- Data for this exercise
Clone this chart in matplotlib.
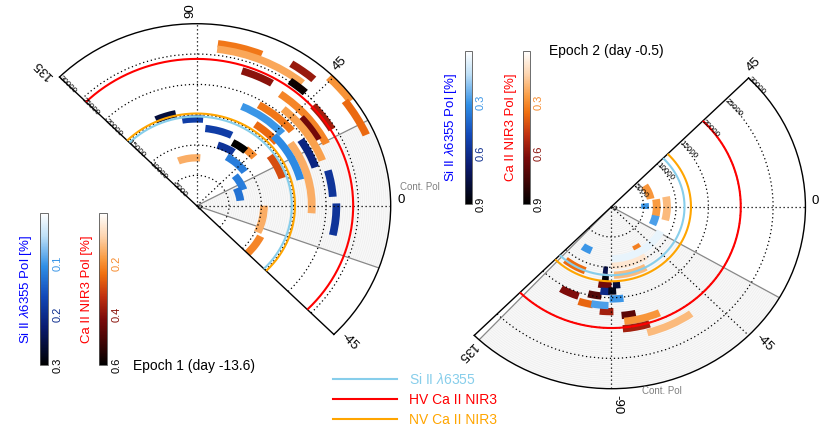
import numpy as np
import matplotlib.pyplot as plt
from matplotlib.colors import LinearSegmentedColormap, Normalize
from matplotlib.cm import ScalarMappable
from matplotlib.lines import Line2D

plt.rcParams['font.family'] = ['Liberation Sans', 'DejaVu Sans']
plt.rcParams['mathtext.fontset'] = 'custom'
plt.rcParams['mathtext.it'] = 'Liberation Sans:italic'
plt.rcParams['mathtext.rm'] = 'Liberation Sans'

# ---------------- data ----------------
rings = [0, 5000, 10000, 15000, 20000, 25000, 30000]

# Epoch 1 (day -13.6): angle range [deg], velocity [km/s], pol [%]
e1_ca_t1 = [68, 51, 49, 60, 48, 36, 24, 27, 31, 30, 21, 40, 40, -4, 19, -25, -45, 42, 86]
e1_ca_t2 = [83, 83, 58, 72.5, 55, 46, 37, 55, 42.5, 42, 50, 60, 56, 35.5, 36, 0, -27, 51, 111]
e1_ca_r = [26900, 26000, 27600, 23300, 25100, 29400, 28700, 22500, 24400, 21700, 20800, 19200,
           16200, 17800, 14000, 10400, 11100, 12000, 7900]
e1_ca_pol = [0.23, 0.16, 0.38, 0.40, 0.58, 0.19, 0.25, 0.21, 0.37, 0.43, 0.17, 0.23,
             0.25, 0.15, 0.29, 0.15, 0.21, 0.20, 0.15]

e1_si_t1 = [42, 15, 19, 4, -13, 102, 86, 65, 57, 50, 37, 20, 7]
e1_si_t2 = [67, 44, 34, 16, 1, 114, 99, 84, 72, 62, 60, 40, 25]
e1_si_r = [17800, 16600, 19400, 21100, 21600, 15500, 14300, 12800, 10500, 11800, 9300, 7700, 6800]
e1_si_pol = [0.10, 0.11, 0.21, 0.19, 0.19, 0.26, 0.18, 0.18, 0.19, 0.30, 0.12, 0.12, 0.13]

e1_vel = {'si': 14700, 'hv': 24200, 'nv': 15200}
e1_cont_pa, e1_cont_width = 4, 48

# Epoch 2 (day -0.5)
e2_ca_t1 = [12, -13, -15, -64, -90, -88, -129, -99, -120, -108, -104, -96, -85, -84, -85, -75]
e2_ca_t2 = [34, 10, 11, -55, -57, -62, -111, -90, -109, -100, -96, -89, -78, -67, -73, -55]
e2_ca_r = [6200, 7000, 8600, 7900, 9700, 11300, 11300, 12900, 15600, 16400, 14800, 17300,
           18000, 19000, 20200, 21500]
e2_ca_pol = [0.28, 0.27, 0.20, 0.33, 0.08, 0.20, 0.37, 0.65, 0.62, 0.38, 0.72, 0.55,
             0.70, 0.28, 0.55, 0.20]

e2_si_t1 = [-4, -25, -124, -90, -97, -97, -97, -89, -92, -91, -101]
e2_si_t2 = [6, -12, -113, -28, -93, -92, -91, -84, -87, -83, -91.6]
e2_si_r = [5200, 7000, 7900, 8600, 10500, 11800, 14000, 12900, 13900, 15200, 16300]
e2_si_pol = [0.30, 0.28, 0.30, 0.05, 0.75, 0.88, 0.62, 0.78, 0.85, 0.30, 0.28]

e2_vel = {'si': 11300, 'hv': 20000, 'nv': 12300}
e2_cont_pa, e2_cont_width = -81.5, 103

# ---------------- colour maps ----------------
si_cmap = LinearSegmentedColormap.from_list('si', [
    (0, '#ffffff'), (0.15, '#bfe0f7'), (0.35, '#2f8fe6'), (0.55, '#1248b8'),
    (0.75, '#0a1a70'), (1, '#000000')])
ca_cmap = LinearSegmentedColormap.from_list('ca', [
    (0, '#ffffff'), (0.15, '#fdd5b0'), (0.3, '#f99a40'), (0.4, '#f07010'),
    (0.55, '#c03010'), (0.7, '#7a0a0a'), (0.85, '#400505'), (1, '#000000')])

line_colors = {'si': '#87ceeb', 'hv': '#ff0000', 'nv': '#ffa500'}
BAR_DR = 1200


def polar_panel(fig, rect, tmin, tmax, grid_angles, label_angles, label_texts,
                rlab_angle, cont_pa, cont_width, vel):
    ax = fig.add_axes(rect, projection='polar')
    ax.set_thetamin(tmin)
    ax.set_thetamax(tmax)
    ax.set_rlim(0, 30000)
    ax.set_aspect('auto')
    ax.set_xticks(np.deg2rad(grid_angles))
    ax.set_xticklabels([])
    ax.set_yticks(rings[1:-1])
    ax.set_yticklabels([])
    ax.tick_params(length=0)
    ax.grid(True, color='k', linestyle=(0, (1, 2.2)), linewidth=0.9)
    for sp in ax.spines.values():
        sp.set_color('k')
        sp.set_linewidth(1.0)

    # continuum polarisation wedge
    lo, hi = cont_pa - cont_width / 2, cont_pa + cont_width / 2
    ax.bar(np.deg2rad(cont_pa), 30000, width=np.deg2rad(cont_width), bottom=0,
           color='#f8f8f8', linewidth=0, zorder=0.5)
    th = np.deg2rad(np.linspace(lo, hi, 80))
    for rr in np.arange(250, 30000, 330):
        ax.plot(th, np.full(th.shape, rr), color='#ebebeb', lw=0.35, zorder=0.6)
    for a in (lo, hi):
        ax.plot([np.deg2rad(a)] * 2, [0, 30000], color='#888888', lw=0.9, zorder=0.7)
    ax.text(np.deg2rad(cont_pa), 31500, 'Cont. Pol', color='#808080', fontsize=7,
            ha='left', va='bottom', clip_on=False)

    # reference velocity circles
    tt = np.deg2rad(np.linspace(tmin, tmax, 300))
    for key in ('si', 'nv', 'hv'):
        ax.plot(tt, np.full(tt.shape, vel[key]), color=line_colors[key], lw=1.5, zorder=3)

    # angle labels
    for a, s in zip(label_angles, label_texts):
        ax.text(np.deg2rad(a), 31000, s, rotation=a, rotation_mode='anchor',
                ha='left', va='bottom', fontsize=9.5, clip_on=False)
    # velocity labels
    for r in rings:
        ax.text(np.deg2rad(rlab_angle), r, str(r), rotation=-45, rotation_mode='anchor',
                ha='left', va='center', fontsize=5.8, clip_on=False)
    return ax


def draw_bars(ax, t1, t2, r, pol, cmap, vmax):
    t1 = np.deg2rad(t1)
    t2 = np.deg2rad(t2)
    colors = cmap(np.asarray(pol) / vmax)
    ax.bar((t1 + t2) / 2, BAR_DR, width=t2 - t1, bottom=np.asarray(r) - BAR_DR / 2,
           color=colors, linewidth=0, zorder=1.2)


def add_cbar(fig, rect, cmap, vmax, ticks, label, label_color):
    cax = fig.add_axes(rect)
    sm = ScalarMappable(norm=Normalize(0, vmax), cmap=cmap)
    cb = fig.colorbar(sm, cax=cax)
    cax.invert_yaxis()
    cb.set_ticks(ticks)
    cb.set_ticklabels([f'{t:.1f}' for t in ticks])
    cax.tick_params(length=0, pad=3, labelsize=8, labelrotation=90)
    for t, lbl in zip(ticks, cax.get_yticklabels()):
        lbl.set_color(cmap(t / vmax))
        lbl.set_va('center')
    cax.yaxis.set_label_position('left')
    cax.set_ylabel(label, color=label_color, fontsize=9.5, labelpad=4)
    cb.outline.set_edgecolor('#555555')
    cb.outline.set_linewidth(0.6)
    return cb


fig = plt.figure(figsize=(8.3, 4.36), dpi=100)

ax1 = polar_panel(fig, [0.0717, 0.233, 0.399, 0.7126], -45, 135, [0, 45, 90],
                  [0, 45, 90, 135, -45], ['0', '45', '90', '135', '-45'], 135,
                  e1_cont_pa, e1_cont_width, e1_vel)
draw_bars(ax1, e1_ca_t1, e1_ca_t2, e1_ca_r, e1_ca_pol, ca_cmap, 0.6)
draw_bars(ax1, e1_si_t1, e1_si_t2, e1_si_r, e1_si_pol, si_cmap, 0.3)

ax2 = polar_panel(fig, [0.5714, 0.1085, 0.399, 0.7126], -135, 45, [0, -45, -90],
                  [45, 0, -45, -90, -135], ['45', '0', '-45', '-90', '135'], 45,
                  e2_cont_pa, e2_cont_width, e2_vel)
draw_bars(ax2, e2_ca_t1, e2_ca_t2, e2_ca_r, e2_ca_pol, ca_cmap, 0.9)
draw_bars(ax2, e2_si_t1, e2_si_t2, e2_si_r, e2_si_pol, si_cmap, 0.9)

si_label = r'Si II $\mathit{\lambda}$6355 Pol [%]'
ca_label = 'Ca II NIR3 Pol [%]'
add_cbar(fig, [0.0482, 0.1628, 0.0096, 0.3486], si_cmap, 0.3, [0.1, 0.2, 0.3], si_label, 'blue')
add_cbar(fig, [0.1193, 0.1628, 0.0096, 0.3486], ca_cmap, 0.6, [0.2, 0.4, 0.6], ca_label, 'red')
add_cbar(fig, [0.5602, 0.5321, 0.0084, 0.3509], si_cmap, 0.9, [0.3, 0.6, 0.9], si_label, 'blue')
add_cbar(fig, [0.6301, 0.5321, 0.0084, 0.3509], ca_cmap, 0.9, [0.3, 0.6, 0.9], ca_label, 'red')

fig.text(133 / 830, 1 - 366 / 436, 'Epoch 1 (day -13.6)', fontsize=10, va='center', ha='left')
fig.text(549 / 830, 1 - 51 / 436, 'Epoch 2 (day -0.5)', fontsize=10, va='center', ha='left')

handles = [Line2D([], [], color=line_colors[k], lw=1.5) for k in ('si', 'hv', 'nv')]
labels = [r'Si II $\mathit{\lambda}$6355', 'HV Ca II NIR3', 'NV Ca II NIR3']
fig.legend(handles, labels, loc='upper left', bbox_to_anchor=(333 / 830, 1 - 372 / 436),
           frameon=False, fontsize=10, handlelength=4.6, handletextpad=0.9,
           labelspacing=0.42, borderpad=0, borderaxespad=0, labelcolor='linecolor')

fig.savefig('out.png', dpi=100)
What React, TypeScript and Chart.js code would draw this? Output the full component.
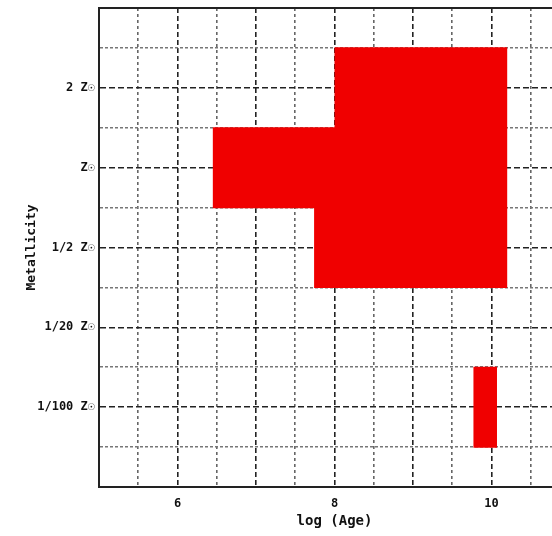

- Task
From the first line above through the line containing "from matplotlib.lines import Line2D", copy everything exactly, without the pictures.

- The output
Clone this chart in matplotlib.
import numpy as np
import matplotlib.pyplot as plt
from matplotlib.colors import LinearSegmentedColormap, Normalize
from matplotlib.cm import ScalarMappable
from matplotlib.lines import Line2D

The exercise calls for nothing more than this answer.